Un ulteriore esempio di una sua provocazione iconografica è costituito da un’altra acquaforte del 1992, intitolata Annunciazione (fig. 6). Prima di parlarne, guardiamo con attenzione l’immagine e cerchiamo di capire come può riferirsi ad essa questo titolo. Nella nostra cultura iconografica cattolica occidentale, alla parola “Annunciazione” colleghiamo immediatamente il momento in cui l’Angelo comunica a Maria la sua gravidanza. Per Papa tutto questo è straordinariamente riassunto nel cordone ombelicale, che rappresenta il momento dell’incarnazione, è questa una rara raffigurazione di Gesù come feto; è un’immagine forte, di una religiosità non proprio edulcorata o rassicurante. Ma il cordone ombelicale avvinghiato alla Croce innalza tutto verso il Divino. Come in altri casi, ma qui in modo particolare, l’acquaforte (intesa come tecnica) permette al fruitore di questa immagine di coglierne l’essenzialità, non solo per l’assenza dei colori, ma soprattutto per la forza delle tracce grafiche dei chiaroscuri. In questo contesto, e grazie anche al potere della tecnica artistica utilizzata, il messaggio anti-abortista è particolarmente efficace. Più di tante parole…
Mi piacciono molto anche le nature morte di Rodolfo Papa, oltre che le conchiglie immerse nel silenzio, a ricordarci – in una riflessione simbolica – l’origine del mondo, come quelle, bellissime, raffigurate in due acqueforti del 1993 (figg. 7-8).
7 Rodolfo Papa, Conchiglia, acquaforte 1993; 8 Rodolfo Papa, Conchiglia, acquaforte 1993
La natura morta più intensa è un’acquaforte del 1993 (fig. 9).
Guardandola si riflette non solo sul tempo (la clessidra), ma anche sull’origine di tutto (la conchiglia) e sullo spazio (il barattolo).
Dello stesso anno sono i due melograni che formano una natura morta che simboleggia non tanto la condizione immota della natura, né tantomeno la fertilità che questo frutto spesso incarna, quanto le due chiese, quella orientale e quella occidentale, che dialogano tra loro (fig. 10).

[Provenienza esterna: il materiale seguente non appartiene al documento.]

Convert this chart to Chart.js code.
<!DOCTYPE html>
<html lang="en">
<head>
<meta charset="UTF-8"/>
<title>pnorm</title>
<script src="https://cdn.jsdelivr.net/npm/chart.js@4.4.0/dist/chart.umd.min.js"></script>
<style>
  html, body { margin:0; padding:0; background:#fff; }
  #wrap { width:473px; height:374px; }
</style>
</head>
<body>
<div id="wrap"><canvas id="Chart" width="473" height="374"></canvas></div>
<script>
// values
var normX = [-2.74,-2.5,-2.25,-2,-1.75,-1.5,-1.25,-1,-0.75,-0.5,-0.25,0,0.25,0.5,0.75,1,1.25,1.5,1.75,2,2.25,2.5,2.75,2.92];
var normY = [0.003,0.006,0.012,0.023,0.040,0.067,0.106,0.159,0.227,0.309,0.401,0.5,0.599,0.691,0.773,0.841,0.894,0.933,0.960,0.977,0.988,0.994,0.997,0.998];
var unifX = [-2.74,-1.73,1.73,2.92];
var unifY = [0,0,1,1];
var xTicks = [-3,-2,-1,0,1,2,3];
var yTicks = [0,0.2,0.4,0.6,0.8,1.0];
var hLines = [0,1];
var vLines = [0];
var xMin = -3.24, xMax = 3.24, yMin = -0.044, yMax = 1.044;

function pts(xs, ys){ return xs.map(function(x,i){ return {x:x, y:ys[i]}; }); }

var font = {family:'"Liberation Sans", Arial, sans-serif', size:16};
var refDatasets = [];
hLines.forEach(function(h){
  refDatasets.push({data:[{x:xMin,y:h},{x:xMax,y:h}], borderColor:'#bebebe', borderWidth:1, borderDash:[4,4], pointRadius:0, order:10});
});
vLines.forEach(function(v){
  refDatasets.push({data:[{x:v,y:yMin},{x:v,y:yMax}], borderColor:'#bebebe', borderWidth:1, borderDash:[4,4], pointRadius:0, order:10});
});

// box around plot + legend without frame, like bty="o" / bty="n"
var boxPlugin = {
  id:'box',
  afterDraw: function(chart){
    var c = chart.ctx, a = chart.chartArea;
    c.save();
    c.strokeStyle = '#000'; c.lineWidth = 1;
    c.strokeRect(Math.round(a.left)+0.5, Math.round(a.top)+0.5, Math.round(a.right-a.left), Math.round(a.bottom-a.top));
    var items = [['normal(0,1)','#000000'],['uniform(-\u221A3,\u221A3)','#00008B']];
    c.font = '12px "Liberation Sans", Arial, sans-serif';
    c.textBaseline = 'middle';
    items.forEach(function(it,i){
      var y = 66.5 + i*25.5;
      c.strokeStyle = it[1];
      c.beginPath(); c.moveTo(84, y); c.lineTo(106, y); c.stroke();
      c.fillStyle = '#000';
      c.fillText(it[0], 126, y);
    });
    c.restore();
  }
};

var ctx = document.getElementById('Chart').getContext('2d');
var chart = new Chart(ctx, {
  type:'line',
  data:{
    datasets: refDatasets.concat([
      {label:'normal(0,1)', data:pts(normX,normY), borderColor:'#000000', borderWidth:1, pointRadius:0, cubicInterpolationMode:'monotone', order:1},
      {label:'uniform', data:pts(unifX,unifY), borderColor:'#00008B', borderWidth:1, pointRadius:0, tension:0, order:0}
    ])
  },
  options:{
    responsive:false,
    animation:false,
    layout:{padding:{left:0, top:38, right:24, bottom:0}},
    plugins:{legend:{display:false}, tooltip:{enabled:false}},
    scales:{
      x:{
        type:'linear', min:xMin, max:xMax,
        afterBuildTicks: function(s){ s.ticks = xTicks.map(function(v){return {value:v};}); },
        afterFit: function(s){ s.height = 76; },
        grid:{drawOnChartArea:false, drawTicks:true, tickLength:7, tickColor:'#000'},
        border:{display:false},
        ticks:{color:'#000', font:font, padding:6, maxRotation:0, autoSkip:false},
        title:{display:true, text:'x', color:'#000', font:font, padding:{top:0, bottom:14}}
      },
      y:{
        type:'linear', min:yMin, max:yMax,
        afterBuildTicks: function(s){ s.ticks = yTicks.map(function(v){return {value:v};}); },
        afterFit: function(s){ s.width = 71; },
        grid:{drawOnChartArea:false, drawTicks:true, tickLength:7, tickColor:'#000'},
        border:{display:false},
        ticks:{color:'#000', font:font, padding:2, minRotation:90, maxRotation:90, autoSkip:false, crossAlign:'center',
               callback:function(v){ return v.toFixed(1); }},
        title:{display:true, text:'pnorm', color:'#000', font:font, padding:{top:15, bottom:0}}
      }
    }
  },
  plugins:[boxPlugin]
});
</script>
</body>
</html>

Lo stesso significato (la Chiesa) è legato a un altro melograno, caratterizzato da una particolarità tecnica (fig. 11).
Non si tratta infatti di un’opera seriale, ma di una puntasecca acquerellata a seppia, che fa di quest’opera un pezzo unico. Così come il San Francesco (fig. 12), rielaborazione visionaria e libera del modello di Zurbaran.
Altri effetti visionari, oltre che onirici, si scorgono in una puntasecca – non acquerellata – del 1995: un’immagine che evoca l’inferno, mista di surrealismo e reminiscenze medievali, affascinanti e inquietanti al tempo stesso (fig. 13).
Per chi vuole vedere Rodolfo Papa in faccia, ecco il suo autoritratto realizzato in un’acquaforte del 1995 (fig. 14).
Bisogna conoscere la storia della pittura per riconoscere il contesto in cui l’artista si è autorappresentato. è infatti nella positura e nelle vesti di una delle più celebri Maddalene, quella di Giovanni Gerolamo Savoldo. Forse è una provocazione o forse il gusto di “giocare” con la storia dell’arte dandole del tu, ma il risultato va oltre la semplice citazione. Il travestimento ci riporta a Ulisse, definito in più occasioni distruttore di rocche (o di torri). La torre per eccellenza è quella di Babele, simbolo della confusione…
La produzione grafica di Papa ha una caratteristica su tutte: l’assenza di banalità. Lui è uno di quegli artisti che mettono in azione mani e cervello solo quando hanno qualcosa da dire. E Rodolfo da dire ha molto. è un pittore colto, che unisce teoria e prassi, manualità e idee. Le tecniche grafiche amplificano tutto questo, in un’atmosfera di silenzio e di riflessione. Guardando le sue acqueforti, i suoi inchiostri, la sua grafica il nostro cervello di spettatori si mette in moto, andando a cercare a ritroso nei meandri della nostra memoria, e della nostra immaginazione, storie, riferimenti, citazioni.